The great choice in life, the ONLY real choice for all eternity, is between accepting God on His terms (as if we were somehow in a position to dictate any terms of our own!) and rejecting Him. The Bible tells us that lots and lots of people will not accept Him, not now, not ever, no way. My mental picture of the hellbound person is a man standing on a hilltop, staring angrily into the very face of the Almighty, shaking his little fist and shouting "I don't need you! I'm fine on my own! Leave me alone!" And God Almighty, having come to that hilltop to lovingly offer the man one last chance to throw away his foolish pride and come to where the eternal love is, shakes His great head sadly and moves away, saying "thy will be done" to the person who has refused to say it to Him.
Bob, you agonize over people being sent to Hell who don't want to go.
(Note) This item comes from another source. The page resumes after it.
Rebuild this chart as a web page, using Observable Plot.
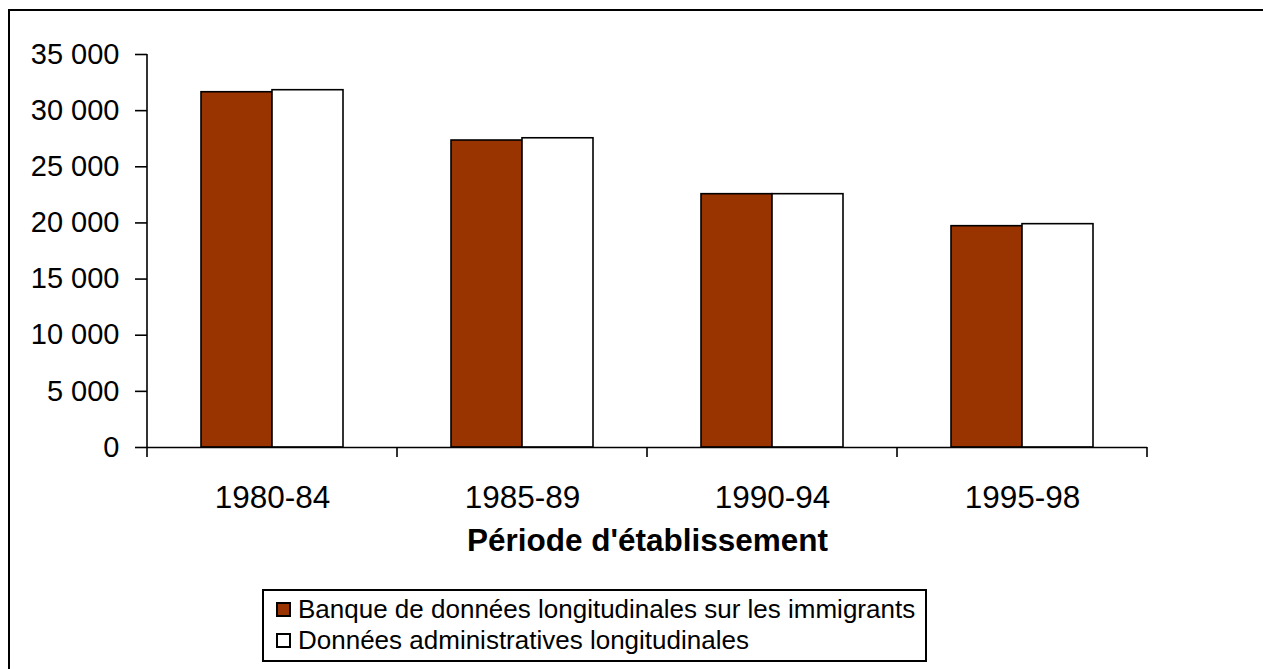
<!DOCTYPE html>
<html>
<head>
<meta charset="utf-8">
<script src="https://cdn.jsdelivr.net/npm/d3@7"></script>
<script src="https://cdn.jsdelivr.net/npm/@observablehq/plot@0.6"></script>
<style>
  html, body { margin: 0; padding: 0; background: white; overflow: hidden; }
  #wrap { position: relative; width: 1263px; height: 669px; font-family: "Liberation Sans", Arial, sans-serif; }
  #border { position: absolute; left: 8px; top: 9px; width: 1400px; height: 800px; border: 2px solid black; box-sizing: border-box; }
  #chart { position: absolute; left: 0; top: 0; }
  #chart svg [aria-label="fx-axis label"] text, #chart svg [aria-label="fx-axis label"] { font-weight: bold; font-size: 31.5px; }
  #legend { position: absolute; left: 262px; top: 589px; border: 2px solid black; padding: 3px 10px 4px 12px; font-size: 26px; background: white; }
  .row { display: flex; align-items: center; height: 31px; }
  .sw { width: 11px; height: 11px; border: 2px solid black; margin-right: 7px; }
</style>
</head>
<body>
<div id="wrap">
  <div id="border"></div>
  <div id="chart"></div>
  <div id="legend"></div>
</div>
<script>
const periods = ["1980-84", "1985-89", "1990-94", "1995-98"];
const series = ["Banque de données longitudinales sur les immigrants", "Données administratives longitudinales"];
const valuesBDIM = [31640, 27340, 22560, 19710];
const valuesDAL = [31820, 27540, 22560, 19890];
const colors = ["#993300", "#ffffff"];
const yTicks = [0, 5000, 10000, 15000, 20000, 25000, 30000, 35000];
const xTitle = "Période d'établissement";

const data = [];
periods.forEach((p, i) => {
  data.push({period: p, series: series[0], value: valuesBDIM[i]});
  data.push({period: p, series: series[1], value: valuesDAL[i]});
});

const fmt = d => d3.format(",")(d).replace(/,/g, " ");

const plot = Plot.plot({
  width: 1263,
  height: 575,
  marginTop: 54,
  marginBottom: 128,
  marginLeft: 145,
  marginRight: 115,
  style: {fontFamily: "'Liberation Sans', Arial, sans-serif", fontSize: "29px", color: "black", background: "transparent"},
  fx: {domain: periods, padding: 0, label: xTitle},
  x: {domain: series, paddingInner: 0, paddingOuter: 0.75, axis: null},
  y: {domain: [0, 35000]},
  color: {domain: series, range: colors},
  marks: [
    Plot.barY(data, {fx: "period", x: "series", y: "value", fill: "series", stroke: "black", strokeWidth: 1.6}),
    Plot.ruleY([0], {stroke: "black", strokeWidth: 1.6}),
    Plot.axisY({ticks: yTicks, tickFormat: fmt, tickSize: 12, tickPadding: 16, label: null, stroke: "black", strokeWidth: 1.6, strokeOpacity: 1, fontSize: 29}),
    Plot.axisFx({anchor: "bottom", tickSize: 0, tickPadding: 38, fontSize: 31.5, label: xTitle, labelAnchor: "center", labelOffset: 103})
  ]
});

document.getElementById("chart").appendChild(plot);

// axis line and boundary ticks between periods, derived from the scales
const fxs = plot.scale("fx");
const ys = plot.scale("y");
const y0 = ys.apply(0);
const yTop = ys.apply(ys.domain[1]);
const bounds = fxs.domain.map(d => fxs.apply(d));
bounds.push(fxs.apply(fxs.domain[fxs.domain.length - 1]) + fxs.bandwidth);
const g = d3.select(plot).append("g").attr("aria-label", "axis lines");
g.append("line")
  .attr("x1", bounds[0]).attr("x2", bounds[0])
  .attr("y1", yTop).attr("y2", y0)
  .attr("stroke", "black").attr("stroke-width", 1.6);
g.selectAll("line.bt").data(bounds).join("line").attr("class", "bt")
  .attr("x1", d => d).attr("x2", d => d)
  .attr("y1", y0).attr("y2", y0 + 10)
  .attr("stroke", "black").attr("stroke-width", 1.6);

// legend
const leg = d3.select("#legend");
series.forEach((s, i) => {
  const r = leg.append("div").attr("class", "row");
  r.append("div").attr("class", "sw").style("background", colors[i]);
  r.append("span").text(s);
});
</script>
</body>
</html>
In my view of these things, that just doesn't happen. God is not "unfair". He is the author of all of our own instincts toward and understandings of justice. Justice is His nature. He cannot be unfair, as that is "sinful" and He doesn't do that.
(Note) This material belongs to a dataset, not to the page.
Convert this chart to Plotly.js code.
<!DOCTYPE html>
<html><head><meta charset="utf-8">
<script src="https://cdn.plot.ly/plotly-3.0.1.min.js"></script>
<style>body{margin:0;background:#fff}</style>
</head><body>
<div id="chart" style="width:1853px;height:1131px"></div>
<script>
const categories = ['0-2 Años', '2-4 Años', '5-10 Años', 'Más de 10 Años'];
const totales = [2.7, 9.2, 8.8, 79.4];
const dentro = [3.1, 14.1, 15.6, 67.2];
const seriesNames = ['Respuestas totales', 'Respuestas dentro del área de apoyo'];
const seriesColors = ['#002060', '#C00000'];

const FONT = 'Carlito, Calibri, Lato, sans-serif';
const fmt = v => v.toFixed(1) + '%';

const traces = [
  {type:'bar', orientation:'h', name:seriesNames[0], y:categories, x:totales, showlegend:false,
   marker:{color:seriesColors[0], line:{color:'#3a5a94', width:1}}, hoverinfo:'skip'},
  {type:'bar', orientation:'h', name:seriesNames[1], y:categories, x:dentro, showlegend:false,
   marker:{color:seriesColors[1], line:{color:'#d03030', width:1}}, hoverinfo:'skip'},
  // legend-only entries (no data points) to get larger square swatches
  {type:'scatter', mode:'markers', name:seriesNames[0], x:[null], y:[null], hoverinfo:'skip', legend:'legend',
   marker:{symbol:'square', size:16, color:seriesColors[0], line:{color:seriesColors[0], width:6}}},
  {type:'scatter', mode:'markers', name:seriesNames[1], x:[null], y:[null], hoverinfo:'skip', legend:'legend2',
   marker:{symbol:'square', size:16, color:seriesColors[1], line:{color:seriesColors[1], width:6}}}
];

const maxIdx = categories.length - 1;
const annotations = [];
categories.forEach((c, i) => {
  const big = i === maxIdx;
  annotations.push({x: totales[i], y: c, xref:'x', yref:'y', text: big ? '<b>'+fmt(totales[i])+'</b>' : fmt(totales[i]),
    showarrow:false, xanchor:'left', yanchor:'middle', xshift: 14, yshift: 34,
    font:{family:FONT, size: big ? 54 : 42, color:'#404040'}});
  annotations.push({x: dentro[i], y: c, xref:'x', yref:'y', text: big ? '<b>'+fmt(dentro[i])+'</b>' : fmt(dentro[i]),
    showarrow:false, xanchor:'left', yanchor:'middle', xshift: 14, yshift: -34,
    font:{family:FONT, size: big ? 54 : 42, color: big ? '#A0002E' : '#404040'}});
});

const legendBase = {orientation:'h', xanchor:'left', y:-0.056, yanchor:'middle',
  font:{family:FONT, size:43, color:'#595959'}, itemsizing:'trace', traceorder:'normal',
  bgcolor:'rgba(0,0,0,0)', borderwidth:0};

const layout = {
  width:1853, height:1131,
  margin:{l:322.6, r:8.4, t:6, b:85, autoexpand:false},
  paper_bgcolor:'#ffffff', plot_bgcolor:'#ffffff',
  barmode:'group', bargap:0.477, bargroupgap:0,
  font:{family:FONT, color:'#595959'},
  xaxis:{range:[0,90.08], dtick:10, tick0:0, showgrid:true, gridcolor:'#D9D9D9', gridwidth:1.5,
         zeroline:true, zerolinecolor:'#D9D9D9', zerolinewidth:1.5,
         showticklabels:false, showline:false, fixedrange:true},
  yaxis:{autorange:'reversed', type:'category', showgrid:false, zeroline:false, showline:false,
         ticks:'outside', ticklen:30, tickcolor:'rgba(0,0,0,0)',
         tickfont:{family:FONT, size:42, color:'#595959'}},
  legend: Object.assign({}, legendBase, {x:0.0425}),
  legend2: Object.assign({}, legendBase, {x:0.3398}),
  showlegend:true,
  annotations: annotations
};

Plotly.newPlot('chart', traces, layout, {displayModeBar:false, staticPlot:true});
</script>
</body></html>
The only other conclusion? People go to hell because they'd rather do that than submit.
If you are harboring secret hopes of being able to bargain with God, to "semi-submit", to somehow maintain some level of pride in yourself while still keeping out of eternal suffering, I suggest this is a false choice. God is what He is. You can accept it or not. But what God is demands submission, on His terms, with no part of you held back. He is holy, pure, perfect, always right, always good, etc etc. He created you so that you could have a loving relationship with Him, but not a bargain. Not a deal. Not a negotiation.
God will not say to you, "I find these three parts of your character good, not in need of change. Congratulations. Submit the other stuff to Me, but keep these. I can't improve them. You're a good guy."
Harboring a desire to continue on with some aspect of yourself without submitting it to Him leads one way only, to the top of that hill where you scream "I don't need you, leave me alone!"
And He will, if that's what you want.